Discussion Questions
Use our LitLovers Book Club Resources; they can help with discussions for any book:

How to Discuss a Book (helpful discussion tips)
Generic Discussion Questions—Fiction and Nonfiction
Read-Think-Talk (a guided reading chart)

Also consider these LitLovers talking points to help get a discussion started for The Devil All the Time:

1.Why does religion play so prominent a role in this book? Does the novel present a single religious vision...or a number of different visions? Talk about each character's preoccupation with God and Jesus, sacrifice and pain, hell and salvation.

2. What role does poverty play in the characters' lives? In what ways are they also shaped by sense of place, the land itself?

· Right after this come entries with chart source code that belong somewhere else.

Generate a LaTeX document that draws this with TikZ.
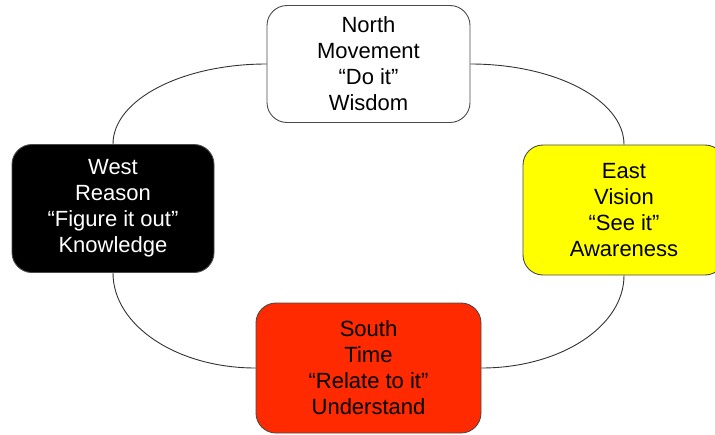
\documentclass[tikz,border=0pt]{standalone}
\usepackage{fontspec}
\setmainfont{Liberation Sans}
\usetikzlibrary{calc}
\definecolor{dirred}{HTML}{FF2A00}
\definecolor{diryellow}{HTML}{FFFF00}
\definecolor{edge}{HTML}{4A4A4A}
\begin{document}
\begin{tikzpicture}[x=1pt,y=-1pt,
  dirbox/.style={draw=edge, line width=0.9pt, rounded corners=20pt,
    align=center, inner sep=0pt,
    font=\fontsize{22}{26}\selectfont},
  link/.style={draw=black!80, line width=0.9pt}]
  \useasboundingbox (0,0) rectangle (715,434);
  % the four directions
  \node[dirbox, fill=white, minimum width=203pt, minimum height=117pt]
    (north) at (368.5,64) {North\\Movement\\“Do it”\\Wisdom};
  \node[dirbox, fill=black, text=white, minimum width=202pt, minimum height=128pt]
    (west) at (113,208.5) {West\\Reason\\“Figure it out”\\Knowledge};
  \node[dirbox, fill=diryellow, minimum width=202pt, minimum height=130pt]
    (east) at (624,210) {East\\Vision\\“See it”\\Awareness};
  \node[dirbox, fill=dirred, minimum width=225pt, minimum height=130pt]
    (south) at (368.5,368) {South\\Time\\“Relate to it”\\Understand};
  % quarter-ellipse links between neighbouring directions
  \newcommand{\quarterlink}[2]{%
    \draw[link] (#1) .. controls ($(#1)!0.5523!(#2 |- #1)$)
      and ($(#2)!0.5523!(#2 |- #1)$) .. (#2);}
  \quarterlink{north.west}{west.north}
  \quarterlink{north.east}{east.north}
  \quarterlink{south.west}{west.south}
  \quarterlink{south.east}{east.south}
\end{tikzpicture}
\end{document}
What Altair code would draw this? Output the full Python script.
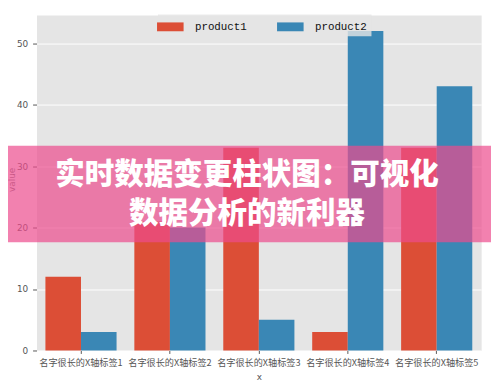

3. Talk about each of the characters. Do you feel sympathy or revulsion for any of them? Are you overwhelmed by their violent deeds...or are you able to eek out some sense of their humanity? What motivates them to commit the brutality they perpetrate on their victims?

4. Does redemption exist for these people? In what way does Arvin Eugene Russell point to its possibility?

5. The deputy sheriff says, at one point, "some people were born just so they could be buried." What do you make of that statement? Do you believe there is truth in it—a great deal...some...or none at all?

6. What does the book's title mean?

7. How did you experience this novel as you read it? What were your emotional reactions? Did you want to put it down and walk away...or were you compelled to keep turning pages?